- [Given entries]
%%
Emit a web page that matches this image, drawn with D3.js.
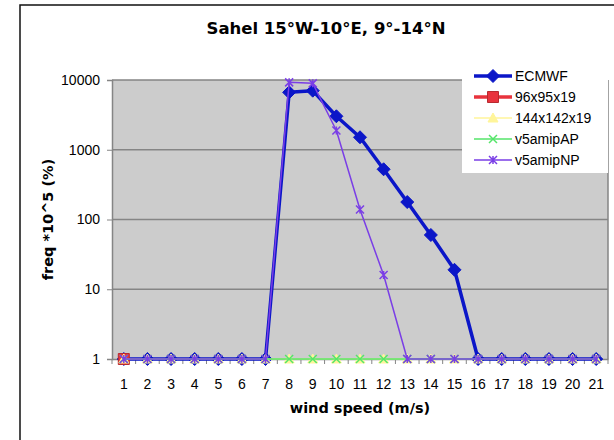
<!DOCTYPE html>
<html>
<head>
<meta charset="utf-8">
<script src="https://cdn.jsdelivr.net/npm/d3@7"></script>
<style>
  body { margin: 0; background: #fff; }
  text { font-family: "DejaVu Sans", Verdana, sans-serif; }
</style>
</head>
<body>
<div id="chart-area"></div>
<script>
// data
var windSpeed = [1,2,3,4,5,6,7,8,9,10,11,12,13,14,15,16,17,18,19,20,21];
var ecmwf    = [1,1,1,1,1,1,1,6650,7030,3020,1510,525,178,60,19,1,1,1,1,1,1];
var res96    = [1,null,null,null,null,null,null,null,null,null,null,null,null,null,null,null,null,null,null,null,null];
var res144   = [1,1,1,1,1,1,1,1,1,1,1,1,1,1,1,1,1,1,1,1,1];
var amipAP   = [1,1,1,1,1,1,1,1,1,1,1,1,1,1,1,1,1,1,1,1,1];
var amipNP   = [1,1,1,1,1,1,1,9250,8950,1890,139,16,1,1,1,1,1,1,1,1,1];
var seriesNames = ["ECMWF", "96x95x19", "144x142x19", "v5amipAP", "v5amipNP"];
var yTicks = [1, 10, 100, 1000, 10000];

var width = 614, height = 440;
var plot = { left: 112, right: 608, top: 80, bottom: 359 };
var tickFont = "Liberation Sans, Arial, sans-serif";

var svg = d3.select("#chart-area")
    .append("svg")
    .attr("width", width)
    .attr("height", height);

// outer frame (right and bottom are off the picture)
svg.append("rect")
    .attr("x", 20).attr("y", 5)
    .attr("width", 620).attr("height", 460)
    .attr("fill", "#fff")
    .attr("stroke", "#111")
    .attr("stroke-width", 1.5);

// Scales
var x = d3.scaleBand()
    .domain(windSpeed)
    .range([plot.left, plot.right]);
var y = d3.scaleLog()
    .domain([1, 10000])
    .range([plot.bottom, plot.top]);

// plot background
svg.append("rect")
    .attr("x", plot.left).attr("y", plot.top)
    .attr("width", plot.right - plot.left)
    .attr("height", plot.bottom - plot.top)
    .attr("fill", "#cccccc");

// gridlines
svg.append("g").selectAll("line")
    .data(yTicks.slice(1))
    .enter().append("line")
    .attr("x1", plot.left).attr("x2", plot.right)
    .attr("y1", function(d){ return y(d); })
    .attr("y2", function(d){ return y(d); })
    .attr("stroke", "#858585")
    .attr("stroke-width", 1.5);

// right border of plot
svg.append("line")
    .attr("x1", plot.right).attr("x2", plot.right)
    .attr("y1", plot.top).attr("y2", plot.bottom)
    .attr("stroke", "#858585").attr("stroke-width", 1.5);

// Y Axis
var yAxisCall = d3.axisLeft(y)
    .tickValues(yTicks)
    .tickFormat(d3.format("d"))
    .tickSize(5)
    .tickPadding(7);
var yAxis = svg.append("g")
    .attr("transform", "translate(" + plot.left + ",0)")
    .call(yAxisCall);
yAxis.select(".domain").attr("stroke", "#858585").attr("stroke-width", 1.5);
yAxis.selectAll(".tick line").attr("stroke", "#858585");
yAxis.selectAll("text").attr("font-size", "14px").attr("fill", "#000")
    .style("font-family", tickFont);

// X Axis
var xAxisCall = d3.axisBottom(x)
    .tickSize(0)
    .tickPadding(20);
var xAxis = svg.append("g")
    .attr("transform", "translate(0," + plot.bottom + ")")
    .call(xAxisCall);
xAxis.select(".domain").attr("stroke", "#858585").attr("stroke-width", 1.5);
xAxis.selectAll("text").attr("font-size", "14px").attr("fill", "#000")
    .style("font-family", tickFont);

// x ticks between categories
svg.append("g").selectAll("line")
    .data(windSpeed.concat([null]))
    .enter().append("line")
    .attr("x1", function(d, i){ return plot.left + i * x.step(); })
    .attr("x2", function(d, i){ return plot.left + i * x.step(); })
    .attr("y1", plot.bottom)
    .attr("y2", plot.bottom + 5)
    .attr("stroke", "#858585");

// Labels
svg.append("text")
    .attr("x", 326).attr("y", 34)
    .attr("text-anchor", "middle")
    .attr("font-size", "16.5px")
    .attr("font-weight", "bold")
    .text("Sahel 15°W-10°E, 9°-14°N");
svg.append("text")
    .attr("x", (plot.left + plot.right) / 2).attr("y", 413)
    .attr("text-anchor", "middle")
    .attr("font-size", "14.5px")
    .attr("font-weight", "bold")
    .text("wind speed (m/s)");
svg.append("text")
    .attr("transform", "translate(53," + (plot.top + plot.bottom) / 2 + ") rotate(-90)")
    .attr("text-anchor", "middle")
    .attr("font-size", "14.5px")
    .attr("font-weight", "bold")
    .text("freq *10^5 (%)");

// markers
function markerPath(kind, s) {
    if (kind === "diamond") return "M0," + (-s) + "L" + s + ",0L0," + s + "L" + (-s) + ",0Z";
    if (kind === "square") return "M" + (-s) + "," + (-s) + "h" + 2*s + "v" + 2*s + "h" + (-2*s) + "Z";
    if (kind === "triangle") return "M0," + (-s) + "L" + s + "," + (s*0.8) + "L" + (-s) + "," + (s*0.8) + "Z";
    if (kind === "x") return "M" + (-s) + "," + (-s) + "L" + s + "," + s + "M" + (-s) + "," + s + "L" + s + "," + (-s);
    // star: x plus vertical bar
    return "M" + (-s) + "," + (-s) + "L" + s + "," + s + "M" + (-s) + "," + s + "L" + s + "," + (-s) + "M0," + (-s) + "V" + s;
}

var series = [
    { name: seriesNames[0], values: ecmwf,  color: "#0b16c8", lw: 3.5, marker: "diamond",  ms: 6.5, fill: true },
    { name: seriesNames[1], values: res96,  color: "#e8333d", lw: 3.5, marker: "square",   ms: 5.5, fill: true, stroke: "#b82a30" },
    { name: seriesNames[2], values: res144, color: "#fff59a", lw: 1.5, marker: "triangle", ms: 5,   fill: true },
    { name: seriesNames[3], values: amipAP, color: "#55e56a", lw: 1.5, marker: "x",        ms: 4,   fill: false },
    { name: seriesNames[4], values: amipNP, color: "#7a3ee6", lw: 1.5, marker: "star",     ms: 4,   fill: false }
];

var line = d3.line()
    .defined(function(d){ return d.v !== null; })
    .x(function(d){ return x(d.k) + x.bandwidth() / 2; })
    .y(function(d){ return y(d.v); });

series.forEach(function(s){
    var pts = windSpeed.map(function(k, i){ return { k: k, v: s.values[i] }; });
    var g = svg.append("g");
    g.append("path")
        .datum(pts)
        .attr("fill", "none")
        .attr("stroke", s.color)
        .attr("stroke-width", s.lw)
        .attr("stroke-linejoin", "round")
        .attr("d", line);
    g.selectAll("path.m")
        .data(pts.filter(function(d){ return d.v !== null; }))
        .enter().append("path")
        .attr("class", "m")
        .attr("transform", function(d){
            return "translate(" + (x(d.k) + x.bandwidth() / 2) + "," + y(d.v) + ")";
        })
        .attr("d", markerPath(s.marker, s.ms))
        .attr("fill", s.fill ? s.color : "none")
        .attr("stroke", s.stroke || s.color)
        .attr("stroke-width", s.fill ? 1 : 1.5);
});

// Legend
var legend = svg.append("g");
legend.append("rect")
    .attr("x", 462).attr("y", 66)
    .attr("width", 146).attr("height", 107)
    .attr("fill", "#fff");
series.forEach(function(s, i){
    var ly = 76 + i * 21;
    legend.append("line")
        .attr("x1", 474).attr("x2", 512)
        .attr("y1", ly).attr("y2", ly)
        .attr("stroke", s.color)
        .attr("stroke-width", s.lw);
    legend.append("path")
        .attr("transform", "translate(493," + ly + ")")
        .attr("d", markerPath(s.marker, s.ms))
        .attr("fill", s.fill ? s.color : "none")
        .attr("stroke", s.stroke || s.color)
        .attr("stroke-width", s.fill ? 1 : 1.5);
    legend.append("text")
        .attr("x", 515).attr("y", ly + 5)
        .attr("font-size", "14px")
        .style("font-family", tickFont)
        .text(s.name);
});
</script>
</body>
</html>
%%
%%
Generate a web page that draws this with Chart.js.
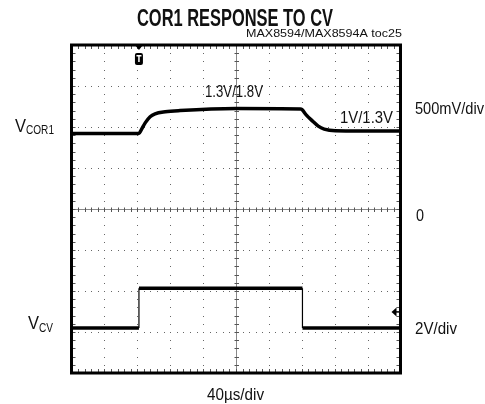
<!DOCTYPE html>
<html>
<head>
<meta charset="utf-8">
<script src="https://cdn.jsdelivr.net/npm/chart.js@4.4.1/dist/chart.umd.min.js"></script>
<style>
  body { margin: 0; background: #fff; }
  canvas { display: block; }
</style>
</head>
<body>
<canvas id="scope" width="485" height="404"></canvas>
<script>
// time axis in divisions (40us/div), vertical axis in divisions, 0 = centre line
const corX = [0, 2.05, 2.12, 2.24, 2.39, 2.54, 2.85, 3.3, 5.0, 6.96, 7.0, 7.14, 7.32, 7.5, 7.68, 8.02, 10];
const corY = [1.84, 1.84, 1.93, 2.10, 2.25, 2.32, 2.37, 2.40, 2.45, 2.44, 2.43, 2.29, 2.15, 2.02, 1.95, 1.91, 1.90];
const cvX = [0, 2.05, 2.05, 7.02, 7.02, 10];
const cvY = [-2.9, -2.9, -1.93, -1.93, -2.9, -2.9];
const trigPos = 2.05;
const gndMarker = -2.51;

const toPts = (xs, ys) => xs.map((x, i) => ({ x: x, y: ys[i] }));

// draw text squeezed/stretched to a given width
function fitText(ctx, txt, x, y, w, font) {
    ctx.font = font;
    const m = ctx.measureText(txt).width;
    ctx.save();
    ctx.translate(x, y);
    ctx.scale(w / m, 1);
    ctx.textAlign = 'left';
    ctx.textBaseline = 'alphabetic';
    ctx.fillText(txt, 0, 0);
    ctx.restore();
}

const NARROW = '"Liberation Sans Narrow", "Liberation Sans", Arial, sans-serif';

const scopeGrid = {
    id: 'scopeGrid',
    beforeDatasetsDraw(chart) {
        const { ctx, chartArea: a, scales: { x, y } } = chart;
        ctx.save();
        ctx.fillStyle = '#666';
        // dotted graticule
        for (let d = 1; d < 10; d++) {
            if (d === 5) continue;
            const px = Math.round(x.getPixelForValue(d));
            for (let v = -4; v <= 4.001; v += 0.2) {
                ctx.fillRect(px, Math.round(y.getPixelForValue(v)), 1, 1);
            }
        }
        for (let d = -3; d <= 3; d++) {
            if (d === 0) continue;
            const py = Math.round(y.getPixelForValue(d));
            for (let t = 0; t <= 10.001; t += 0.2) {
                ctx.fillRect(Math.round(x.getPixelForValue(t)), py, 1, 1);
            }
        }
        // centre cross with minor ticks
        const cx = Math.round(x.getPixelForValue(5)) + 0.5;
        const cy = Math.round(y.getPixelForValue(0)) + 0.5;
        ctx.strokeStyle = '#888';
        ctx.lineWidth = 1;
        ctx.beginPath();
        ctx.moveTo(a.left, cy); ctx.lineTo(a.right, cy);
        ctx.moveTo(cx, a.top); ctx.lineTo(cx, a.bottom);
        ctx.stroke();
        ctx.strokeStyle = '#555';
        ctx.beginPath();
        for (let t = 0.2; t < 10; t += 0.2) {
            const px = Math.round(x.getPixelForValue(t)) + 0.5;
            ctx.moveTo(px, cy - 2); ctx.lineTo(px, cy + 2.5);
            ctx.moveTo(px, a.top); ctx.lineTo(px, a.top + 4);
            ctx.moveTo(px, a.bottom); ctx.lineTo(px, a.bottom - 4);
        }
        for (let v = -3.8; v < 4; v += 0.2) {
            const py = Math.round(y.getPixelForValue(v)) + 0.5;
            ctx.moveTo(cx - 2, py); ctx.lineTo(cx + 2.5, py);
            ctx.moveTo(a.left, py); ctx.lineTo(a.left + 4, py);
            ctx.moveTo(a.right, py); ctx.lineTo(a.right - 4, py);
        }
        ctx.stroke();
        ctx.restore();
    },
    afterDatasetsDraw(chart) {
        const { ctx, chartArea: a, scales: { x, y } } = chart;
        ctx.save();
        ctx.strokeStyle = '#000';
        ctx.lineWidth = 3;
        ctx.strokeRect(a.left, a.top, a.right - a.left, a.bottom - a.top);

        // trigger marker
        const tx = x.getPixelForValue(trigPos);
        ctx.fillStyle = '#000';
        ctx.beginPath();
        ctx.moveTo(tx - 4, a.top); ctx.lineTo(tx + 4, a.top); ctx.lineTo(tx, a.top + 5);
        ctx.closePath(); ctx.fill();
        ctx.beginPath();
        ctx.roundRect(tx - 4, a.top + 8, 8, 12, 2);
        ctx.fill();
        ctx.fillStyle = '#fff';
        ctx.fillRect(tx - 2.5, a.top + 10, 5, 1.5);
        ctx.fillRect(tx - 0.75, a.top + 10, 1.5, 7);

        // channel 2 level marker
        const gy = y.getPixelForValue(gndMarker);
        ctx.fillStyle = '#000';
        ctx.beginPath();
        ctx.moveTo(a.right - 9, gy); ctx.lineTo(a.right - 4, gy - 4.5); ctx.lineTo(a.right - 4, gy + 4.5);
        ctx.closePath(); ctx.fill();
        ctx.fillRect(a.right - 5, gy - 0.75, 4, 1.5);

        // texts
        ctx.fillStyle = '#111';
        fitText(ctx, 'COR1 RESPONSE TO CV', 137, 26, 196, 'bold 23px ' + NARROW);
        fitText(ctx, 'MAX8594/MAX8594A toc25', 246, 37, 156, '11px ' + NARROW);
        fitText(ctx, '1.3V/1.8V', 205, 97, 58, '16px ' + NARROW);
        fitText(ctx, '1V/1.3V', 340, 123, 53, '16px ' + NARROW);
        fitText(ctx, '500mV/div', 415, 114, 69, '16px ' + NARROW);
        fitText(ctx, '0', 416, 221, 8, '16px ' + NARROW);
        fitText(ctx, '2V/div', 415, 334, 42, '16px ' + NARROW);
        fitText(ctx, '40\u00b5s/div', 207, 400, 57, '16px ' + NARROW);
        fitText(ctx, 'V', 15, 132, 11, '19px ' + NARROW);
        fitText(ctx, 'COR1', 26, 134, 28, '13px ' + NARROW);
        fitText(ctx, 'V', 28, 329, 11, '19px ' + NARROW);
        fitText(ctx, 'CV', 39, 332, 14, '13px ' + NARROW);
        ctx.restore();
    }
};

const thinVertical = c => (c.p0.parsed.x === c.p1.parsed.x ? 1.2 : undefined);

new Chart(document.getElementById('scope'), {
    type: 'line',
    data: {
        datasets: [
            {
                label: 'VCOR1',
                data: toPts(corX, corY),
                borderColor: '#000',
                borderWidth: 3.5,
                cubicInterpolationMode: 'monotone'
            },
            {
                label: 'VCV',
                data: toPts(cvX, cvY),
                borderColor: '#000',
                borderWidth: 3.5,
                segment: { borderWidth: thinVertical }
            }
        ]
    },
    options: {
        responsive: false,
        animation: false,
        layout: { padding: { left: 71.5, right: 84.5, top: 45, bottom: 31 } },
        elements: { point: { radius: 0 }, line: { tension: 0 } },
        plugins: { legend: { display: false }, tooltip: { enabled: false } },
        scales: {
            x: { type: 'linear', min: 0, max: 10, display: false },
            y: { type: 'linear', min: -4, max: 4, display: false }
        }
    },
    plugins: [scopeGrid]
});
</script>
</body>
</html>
%%
%%
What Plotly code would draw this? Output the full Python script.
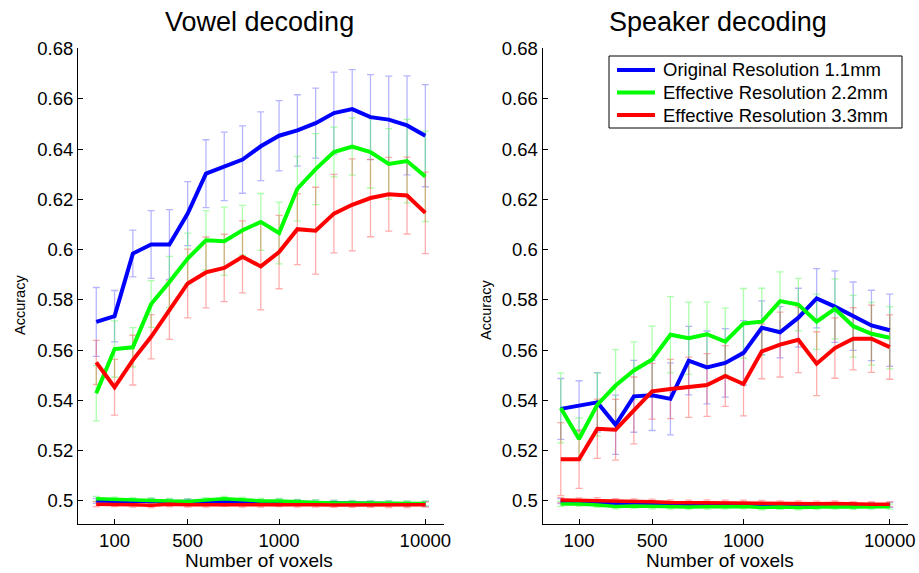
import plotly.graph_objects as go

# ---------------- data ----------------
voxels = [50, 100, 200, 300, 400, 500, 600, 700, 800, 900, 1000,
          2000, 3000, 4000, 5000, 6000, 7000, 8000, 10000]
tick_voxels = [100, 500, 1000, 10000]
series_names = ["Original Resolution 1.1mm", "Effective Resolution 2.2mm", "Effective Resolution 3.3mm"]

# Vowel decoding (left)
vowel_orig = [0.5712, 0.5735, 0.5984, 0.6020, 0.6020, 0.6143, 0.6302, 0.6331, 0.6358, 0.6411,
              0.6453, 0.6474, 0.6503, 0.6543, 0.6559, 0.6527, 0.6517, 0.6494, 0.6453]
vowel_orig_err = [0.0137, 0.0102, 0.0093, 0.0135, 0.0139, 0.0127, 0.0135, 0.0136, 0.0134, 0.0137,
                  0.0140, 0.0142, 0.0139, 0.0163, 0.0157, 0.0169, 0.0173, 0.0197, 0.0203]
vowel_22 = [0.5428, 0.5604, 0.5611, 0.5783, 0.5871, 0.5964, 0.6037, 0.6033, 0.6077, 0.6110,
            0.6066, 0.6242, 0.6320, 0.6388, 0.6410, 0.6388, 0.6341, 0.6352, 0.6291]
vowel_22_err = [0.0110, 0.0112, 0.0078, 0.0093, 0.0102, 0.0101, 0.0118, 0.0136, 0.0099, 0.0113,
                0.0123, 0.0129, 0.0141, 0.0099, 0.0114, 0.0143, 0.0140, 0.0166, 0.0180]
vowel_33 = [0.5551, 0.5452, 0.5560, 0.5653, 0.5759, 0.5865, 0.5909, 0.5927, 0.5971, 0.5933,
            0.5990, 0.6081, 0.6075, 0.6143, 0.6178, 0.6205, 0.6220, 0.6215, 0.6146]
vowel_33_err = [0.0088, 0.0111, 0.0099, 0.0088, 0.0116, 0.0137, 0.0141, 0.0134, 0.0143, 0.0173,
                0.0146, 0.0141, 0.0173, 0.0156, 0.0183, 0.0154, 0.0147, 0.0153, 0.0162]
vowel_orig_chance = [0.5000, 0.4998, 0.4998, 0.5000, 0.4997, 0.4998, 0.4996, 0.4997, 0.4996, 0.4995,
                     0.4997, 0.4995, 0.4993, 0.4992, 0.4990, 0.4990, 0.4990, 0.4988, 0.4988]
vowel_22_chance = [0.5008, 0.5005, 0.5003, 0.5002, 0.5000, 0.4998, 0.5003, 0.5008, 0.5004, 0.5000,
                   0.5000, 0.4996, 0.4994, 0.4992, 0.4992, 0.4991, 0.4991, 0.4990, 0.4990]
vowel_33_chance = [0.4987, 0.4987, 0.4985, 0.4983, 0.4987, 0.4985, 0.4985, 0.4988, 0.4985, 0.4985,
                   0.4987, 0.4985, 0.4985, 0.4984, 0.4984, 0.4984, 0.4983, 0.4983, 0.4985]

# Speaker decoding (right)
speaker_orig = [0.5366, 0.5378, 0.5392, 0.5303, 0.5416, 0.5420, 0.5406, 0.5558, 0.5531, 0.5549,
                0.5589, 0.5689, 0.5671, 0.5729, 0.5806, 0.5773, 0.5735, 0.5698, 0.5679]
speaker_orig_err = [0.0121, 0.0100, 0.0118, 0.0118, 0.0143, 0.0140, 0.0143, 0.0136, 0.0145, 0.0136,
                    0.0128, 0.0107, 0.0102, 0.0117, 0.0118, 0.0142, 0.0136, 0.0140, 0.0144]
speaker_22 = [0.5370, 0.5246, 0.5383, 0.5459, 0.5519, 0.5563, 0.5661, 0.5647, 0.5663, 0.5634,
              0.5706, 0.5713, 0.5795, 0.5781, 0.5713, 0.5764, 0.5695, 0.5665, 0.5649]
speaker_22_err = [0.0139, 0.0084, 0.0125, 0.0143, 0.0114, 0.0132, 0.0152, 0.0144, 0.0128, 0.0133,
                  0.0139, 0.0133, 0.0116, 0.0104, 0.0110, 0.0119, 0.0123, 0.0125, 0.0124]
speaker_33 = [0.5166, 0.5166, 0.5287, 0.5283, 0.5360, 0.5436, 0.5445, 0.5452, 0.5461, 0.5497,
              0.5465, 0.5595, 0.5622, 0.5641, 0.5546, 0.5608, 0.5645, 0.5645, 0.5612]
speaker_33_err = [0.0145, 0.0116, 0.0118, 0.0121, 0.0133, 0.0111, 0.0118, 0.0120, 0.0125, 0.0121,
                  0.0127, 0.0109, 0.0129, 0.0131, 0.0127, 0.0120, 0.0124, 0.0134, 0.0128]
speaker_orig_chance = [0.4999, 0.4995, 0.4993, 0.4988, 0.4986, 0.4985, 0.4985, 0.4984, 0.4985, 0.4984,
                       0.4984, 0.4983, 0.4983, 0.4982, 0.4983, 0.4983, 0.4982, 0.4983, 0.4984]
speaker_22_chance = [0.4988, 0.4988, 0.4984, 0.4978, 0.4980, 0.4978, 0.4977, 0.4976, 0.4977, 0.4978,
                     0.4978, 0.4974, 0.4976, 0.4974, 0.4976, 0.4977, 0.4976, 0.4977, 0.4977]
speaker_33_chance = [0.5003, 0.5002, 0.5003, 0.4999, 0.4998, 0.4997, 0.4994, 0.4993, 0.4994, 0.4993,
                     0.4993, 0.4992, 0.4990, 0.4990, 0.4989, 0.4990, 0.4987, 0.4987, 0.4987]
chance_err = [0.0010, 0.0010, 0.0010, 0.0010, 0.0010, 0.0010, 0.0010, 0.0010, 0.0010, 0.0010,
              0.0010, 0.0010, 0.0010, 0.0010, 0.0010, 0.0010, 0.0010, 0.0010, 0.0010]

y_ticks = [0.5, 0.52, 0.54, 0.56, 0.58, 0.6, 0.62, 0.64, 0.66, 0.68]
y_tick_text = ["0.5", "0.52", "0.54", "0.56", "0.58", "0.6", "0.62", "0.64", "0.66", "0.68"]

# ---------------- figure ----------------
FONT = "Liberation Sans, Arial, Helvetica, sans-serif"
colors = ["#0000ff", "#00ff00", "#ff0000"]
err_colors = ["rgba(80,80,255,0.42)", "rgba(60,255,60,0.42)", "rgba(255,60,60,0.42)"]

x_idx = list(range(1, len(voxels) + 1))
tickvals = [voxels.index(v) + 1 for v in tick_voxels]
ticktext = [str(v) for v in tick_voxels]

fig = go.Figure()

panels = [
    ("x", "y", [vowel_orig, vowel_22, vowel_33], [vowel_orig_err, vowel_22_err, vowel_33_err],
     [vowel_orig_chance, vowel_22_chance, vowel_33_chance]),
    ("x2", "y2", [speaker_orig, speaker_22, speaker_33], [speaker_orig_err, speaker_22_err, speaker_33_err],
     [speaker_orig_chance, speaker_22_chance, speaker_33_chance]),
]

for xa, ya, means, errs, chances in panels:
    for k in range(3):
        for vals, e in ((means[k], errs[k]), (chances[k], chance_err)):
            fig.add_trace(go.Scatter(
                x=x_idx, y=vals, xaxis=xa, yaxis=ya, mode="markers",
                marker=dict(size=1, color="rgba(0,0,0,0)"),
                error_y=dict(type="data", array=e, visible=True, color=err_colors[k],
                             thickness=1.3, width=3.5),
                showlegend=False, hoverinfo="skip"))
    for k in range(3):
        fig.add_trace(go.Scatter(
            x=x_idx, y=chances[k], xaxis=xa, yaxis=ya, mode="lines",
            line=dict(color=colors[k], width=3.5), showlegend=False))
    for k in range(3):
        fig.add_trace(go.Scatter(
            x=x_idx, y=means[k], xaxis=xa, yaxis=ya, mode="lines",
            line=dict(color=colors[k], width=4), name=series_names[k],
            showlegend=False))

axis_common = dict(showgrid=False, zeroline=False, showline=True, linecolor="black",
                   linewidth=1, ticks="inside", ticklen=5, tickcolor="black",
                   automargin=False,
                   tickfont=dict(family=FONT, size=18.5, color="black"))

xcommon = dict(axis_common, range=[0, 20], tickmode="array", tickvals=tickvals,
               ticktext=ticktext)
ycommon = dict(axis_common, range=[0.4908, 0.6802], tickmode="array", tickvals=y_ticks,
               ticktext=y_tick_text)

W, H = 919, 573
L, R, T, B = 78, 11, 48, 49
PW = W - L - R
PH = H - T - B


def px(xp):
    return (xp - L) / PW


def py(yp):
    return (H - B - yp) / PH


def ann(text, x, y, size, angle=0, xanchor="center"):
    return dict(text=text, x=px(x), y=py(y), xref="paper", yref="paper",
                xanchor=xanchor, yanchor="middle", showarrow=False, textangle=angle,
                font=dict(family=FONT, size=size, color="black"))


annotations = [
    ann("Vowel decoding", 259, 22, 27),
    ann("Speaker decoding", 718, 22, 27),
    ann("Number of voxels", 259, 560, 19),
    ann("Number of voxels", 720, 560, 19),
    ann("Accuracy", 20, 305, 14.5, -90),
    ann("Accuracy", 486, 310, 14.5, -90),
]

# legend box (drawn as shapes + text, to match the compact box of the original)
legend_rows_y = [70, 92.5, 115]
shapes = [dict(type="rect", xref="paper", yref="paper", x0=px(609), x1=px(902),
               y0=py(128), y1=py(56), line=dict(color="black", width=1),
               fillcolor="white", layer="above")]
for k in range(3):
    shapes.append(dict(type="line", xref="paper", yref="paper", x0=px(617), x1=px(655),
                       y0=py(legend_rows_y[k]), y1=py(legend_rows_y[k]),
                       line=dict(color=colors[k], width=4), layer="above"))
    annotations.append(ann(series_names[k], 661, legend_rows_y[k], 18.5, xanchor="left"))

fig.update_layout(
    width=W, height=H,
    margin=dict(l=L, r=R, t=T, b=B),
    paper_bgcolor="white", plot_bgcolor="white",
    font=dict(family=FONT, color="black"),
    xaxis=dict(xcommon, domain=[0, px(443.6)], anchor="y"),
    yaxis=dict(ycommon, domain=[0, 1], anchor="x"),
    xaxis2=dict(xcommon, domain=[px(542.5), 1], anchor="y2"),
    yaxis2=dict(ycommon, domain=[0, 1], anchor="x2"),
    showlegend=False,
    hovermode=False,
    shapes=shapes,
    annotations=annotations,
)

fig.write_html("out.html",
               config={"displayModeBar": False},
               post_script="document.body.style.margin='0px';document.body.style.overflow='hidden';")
%%
- [Given task]
From the records above, give again only the part that opens with the line containing "Generate a web" and closes with the line containing "const toPts = (xs, ys)". Keep both ends but drop the pictures.

- [Response to this task]
Generate a web page that draws this with Chart.js.
<!DOCTYPE html>
<html>
<head>
<meta charset="utf-8">
<script src="https://cdn.jsdelivr.net/npm/chart.js@4.4.1/dist/chart.umd.min.js"></script>
<style>
  body { margin: 0; background: #fff; }
  canvas { display: block; }
</style>
</head>
<body>
<canvas id="scope" width="485" height="404"></canvas>
<script>
// time axis in divisions (40us/div), vertical axis in divisions, 0 = centre line
const corX = [0, 2.05, 2.12, 2.24, 2.39, 2.54, 2.85, 3.3, 5.0, 6.96, 7.0, 7.14, 7.32, 7.5, 7.68, 8.02, 10];
const corY = [1.84, 1.84, 1.93, 2.10, 2.25, 2.32, 2.37, 2.40, 2.45, 2.44, 2.43, 2.29, 2.15, 2.02, 1.95, 1.91, 1.90];
const cvX = [0, 2.05, 2.05, 7.02, 7.02, 10];
const cvY = [-2.9, -2.9, -1.93, -1.93, -2.9, -2.9];
const trigPos = 2.05;
const gndMarker = -2.51;

const toPts = (xs, ys) => xs.map((x, i) => ({ x: x, y: ys[i] }));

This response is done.